The Deed is unconstitutional on its face. In the eyes of the law, no less than in the hearts of the
members of this community, Main Street is a traditional public forum. The United States Supreme
Court and lower federal courts have consistently held that traditional public fora such as streets and
sidewalks cannot be stripped of their status merely because title is conveyed to a private entity, but
that is precisely what the City purports to do here. The City properly reserves a right of public
access, but improperly agrees to vague and unconstitutional restrictions on that right. Among the
restrictions agreed to by the City is that the LDS Church have the "right to prevent uses other than
pedestrian access." Specifically, in Section 2.2 of the Deed the City purports to permit the LDS
Church to prohibit, among other things, "loitering, assembling, . . . demonstrating, picketing,
distributing literature, . . . erecting signs or displays, using loudspeakers or other devices to project
music, sound or spoken messages, engaging in any . . . offensive, indecent, . . . lewd or disorderly
speech, dress or conduct. . . ." The City cannot agree to restrictions on access that strip its
residents of their constitutional rights in this traditional First Amendment public forum, any more
than it could directly impose such restrictions.

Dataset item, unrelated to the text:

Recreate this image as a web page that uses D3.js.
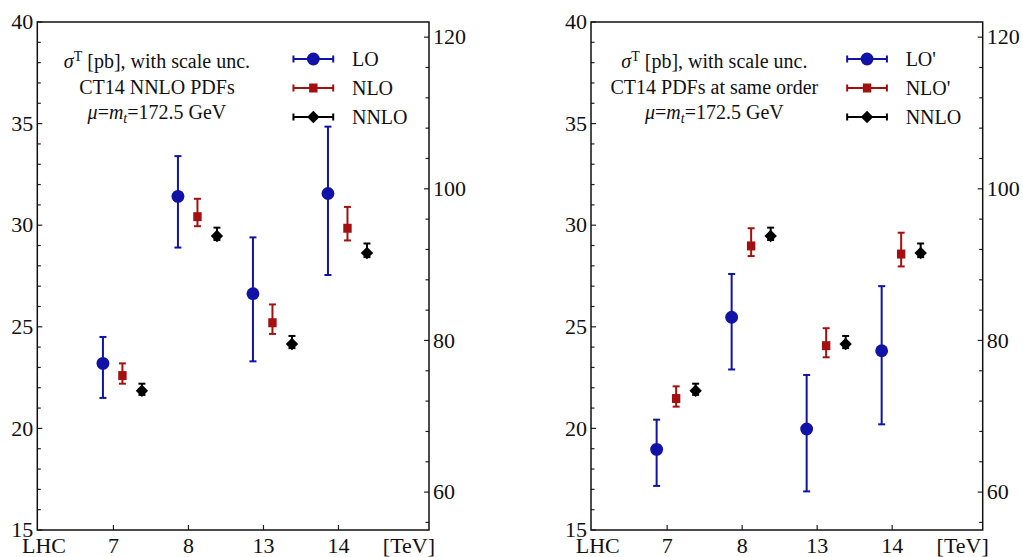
<!DOCTYPE html>
<html>
<head>
<meta charset="utf-8">
<script src="https://cdn.jsdelivr.net/npm/d3@7"></script>
</head>
<body style="margin:0">
<svg id="plot" width="1023" height="557"></svg>
<script>
// Collider energies (TeV) along the x axis
const energies = ["7", "8", "13", "14"];

// Left panel: CT14 NNLO PDFs for every order
const loA = [23.2, 31.42, 26.63, 31.56];
const loA_lo = [21.5, 28.9, 23.3, 27.55];
const loA_hi = [24.5, 33.4, 29.4, 34.85];
const nloA = [22.6, 30.42, 25.2, 29.85];
const nloA_lo = [22.2, 29.95, 24.65, 29.25];
const nloA_hi = [23.2, 31.3, 26.1, 30.9];

// NNLO (identical in both panels)
const nnlo = [21.85, 29.47, 24.15, 28.63];
const nnlo_lo = [21.65, 29.27, 23.95, 28.43];
const nnlo_hi = [22.2, 29.88, 24.55, 29.1];

// Right panel: CT14 PDFs at the same order
const loB = [18.97, 25.47, 19.97, 23.82];
const loB_lo = [17.17, 22.9, 16.9, 20.2];
const loB_hi = [20.43, 27.6, 22.63, 27.0];
const nloB = [21.47, 28.98, 24.07, 28.58];
const nloB_lo = [21.07, 28.48, 23.5, 27.97];
const nloB_hi = [22.07, 29.85, 24.93, 29.63];

// Axis ticks
const leftTicks = [15, 20, 25, 30, 35, 40];
const rightTicks = [60, 80, 100, 120];

const BLUE = "#1012a8", RED = "#a3100f", BLACK = "#000";
const FONT = "'Liberation Serif'";

const svg = d3.select("#plot");

function label(sel) {
  return sel.attr("font-family", FONT).style("font-family", FONT, "important").attr("fill", "#111");
}

function panel(x0, series, labels, noteLines) {
  const g = svg.append("g");
  const x = d3.scaleLinear().domain([-0.015, 5.207]).range([x0, x0 + 391.7]);
  const y = d3.scaleLinear().domain([15, 40]).range([530, 22]);
  const y2 = d3.scaleLinear().domain([55, 122]).range([530, 22]);
  const xl = x.range()[0], xr = x.range()[1];

  // minor/major ticks on left axis (inward)
  g.append("g").selectAll("line").data(d3.range(15, 41, 1)).join("line")
    .attr("x1", xl).attr("x2", d => xl + (d % 5 === 0 ? 5 : 3.5))
    .attr("y1", d => y(d)).attr("y2", d => y(d))
    .attr("stroke", "#222").attr("stroke-width", 1.2);
  label(g.append("g").selectAll("text").data(leftTicks).join("text"))
    .attr("x", xl - 4).attr("y", d => y(d)).attr("dy", "0.33em")
    .attr("text-anchor", "end").attr("font-size", 22).text(d => d);

  // right axis ticks every 4 units (inward)
  g.append("g").selectAll("line").data(d3.range(56, 121, 4)).join("line")
    .attr("x1", xr).attr("x2", d => xr - (d % 20 === 0 ? 5 : 3.5))
    .attr("y1", d => y2(d)).attr("y2", d => y2(d))
    .attr("stroke", "#222").attr("stroke-width", 1.2);
  label(g.append("g").selectAll("text").data(rightTicks).join("text"))
    .attr("x", xr + 4).attr("y", d => y2(d)).attr("dy", "0.33em")
    .attr("text-anchor", "start").attr("font-size", 22).text(d => d);

  // x ticks (inward) and labels
  g.append("g").selectAll("line").data(energies).join("line")
    .attr("x1", (d, i) => x(i + 1)).attr("x2", (d, i) => x(i + 1))
    .attr("y1", 530).attr("y2", 525)
    .attr("stroke", "#222").attr("stroke-width", 1.2);
  label(g.append("g").selectAll("text").data(energies).join("text"))
    .attr("x", (d, i) => x(i + 1)).attr("y", 553)
    .attr("text-anchor", "middle").attr("font-size", 22).text(d => d);
  label(g.append("text")).attr("x", x(0.075)).attr("y", 553).attr("text-anchor", "middle")
    .attr("font-size", 22).text("LHC");
  label(g.append("text")).attr("x", x(4.94)).attr("y", 553).attr("text-anchor", "middle")
    .attr("font-size", 22).text("[TeV]");

  // frame
  g.append("rect").attr("x", xl).attr("y", 22).attr("width", xr - xl).attr("height", 508)
    .attr("fill", "none").attr("stroke", "#111").attr("stroke-width", 1.5);

  // annotation block
  const cx = x(noteLines.center);
  const t1 = label(g.append("text")).attr("x", cx).attr("y", 68).attr("text-anchor", "middle").attr("font-size", 20);
  t1.append("tspan").attr("font-style", "italic").text("σ");
  t1.append("tspan").attr("dy", -7).attr("font-size", 14).text("T");
  t1.append("tspan").attr("dy", 7).text(" [pb], with scale unc.");
  label(g.append("text")).attr("x", cx).attr("y", 94).attr("text-anchor", "middle").attr("font-size", 20)
    .text(noteLines.pdf);
  const t3 = label(g.append("text")).attr("x", cx).attr("y", 119).attr("text-anchor", "middle").attr("font-size", 20);
  t3.append("tspan").attr("font-style", "italic").text("μ");
  t3.append("tspan").text("=");
  t3.append("tspan").attr("font-style", "italic").text("m");
  t3.append("tspan").attr("dy", 4).attr("font-style", "italic").attr("font-size", 14).text("t");
  t3.append("tspan").attr("dy", -4).text("=172.5 GeV");

  // data series
  series.forEach((s, k) => {
    const sg = g.append("g");
    const px = i => x(i + 1 + s.off);
    const idx = d3.range(s.v.length);
    sg.selectAll(".bar").data(idx).join("line")
      .attr("x1", px).attr("x2", px)
      .attr("y1", i => y(s.lo[i])).attr("y2", i => y(s.hi[i]))
      .attr("stroke", s.color).attr("stroke-width", 2);
    [s.lo, s.hi].forEach(arr => {
      sg.selectAll(null).data(idx).join("line")
        .attr("x1", i => px(i) - 3.5).attr("x2", i => px(i) + 3.5)
        .attr("y1", i => y(arr[i])).attr("y2", i => y(arr[i]))
        .attr("stroke", s.color).attr("stroke-width", 2);
    });
    sg.selectAll(".m").data(idx).join("path")
      .attr("transform", i => `translate(${px(i)},${y(s.v[i])})`)
      .attr("d", s.shape).attr("fill", s.color);

    // legend entry
    const ly = 59 + k * 29;
    const lx0 = x(3.4), lx1 = x(3.93), lxm = (lx0 + lx1) / 2;
    const lg = g.append("g");
    lg.append("line").attr("x1", lx0).attr("x2", lx1).attr("y1", ly).attr("y2", ly)
      .attr("stroke", s.color).attr("stroke-width", 2);
    [lx0, lx1].forEach(xx => lg.append("line").attr("x1", xx).attr("x2", xx)
      .attr("y1", ly - 3.5).attr("y2", ly + 3.5).attr("stroke", s.color).attr("stroke-width", 2));
    lg.append("path").attr("transform", `translate(${lxm},${ly})`).attr("d", s.shape).attr("fill", s.color);
    label(lg.append("text")).attr("x", x(4.18)).attr("y", ly + 7).attr("font-size", 20).text(labels[k]);
  });
}

const circle = d3.symbol(d3.symbolCircle, 130)();
const square = "M-4.2,-4.5H4.2V4.5H-4.2Z";
const diamond = "M0,-6.2L6.2,0L0,6.2L-6.2,0Z";

panel(37.3, [
  { v: loA, lo: loA_lo, hi: loA_hi, color: BLUE, shape: circle, off: -0.14 },
  { v: nloA, lo: nloA_lo, hi: nloA_hi, color: RED, shape: square, off: 0.12 },
  { v: nnlo, lo: nnlo_lo, hi: nnlo_hi, color: BLACK, shape: diamond, off: 0.38 }
], ["LO", "NLO", "NNLO"], { center: 1.58, pdf: "CT14 NNLO PDFs" });

panel(591, [
  { v: loB, lo: loB_lo, hi: loB_hi, color: BLUE, shape: circle, off: -0.14 },
  { v: nloB, lo: nloB_lo, hi: nloB_hi, color: RED, shape: square, off: 0.12 },
  { v: nnlo, lo: nnlo_lo, hi: nnlo_hi, color: BLACK, shape: diamond, off: 0.38 }
], ["LO'", "NLO'", "NNLO"], { center: 1.63, pdf: "CT14 PDFs at same order" });
</script>
</body>
</html>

The fact that the City purports to cede regulatory authority over the property to the church also
raises important issues of church/state separation. The above restrictions apply only to members of
the public; the LDS Church (and presumably its members, so long as they promulgate an approved
message) will continue to enjoy access to Main Street without restrictions on speech or conduct,
"including, without limitation, the distribution of literature, the erection of signs and displays by [the
LDS Church], and the projection of music and spoken messages. . . ." Moreover, the City purports
to authorize the church, in its absolute discretion, to permanently exclude members of the public
who, among other things, have "threatened" harm or damage to leaders or members or property of
the LDS Church or have violated the exceedingly vague restrictions identified above on more than
one previous occasion. This means that the LDS Church not only can silence any voice it does not
wish to hear on this property, but also can broadcast exclusively its own message. The LDS
Church and its members are valued citizens in our community, and their beliefs and views are
entitled to full First Amendment protection. Those beliefs and views, however, are not shared by all,
nor can they legally be enshrined as the only acceptable views or imposed upon others who might
wish to engage in legal activities on this property, without running afoul of the First Amendment’s
Establishment Clause.
In summary, Main Street, like all public streets, is and always has been a traditional public forum,
a uniquely American institution central to the "marketplace of ideas," open to the unorthodox as
well as the conventional. It never has been, is not now, and must not be allowed to become an
extension of Temple Square. To do so would not only send a message of exclusion and forced
homogeneity to our increasingly diverse community and the world we claim to welcome, but would
violate fundamental rights that protect all of us – including the LDS Church and its members.
Therefore, we call upon you to protect those rights by ensuring that access to the heart of our city
will be permitted without vague and unconstitutional restrictions.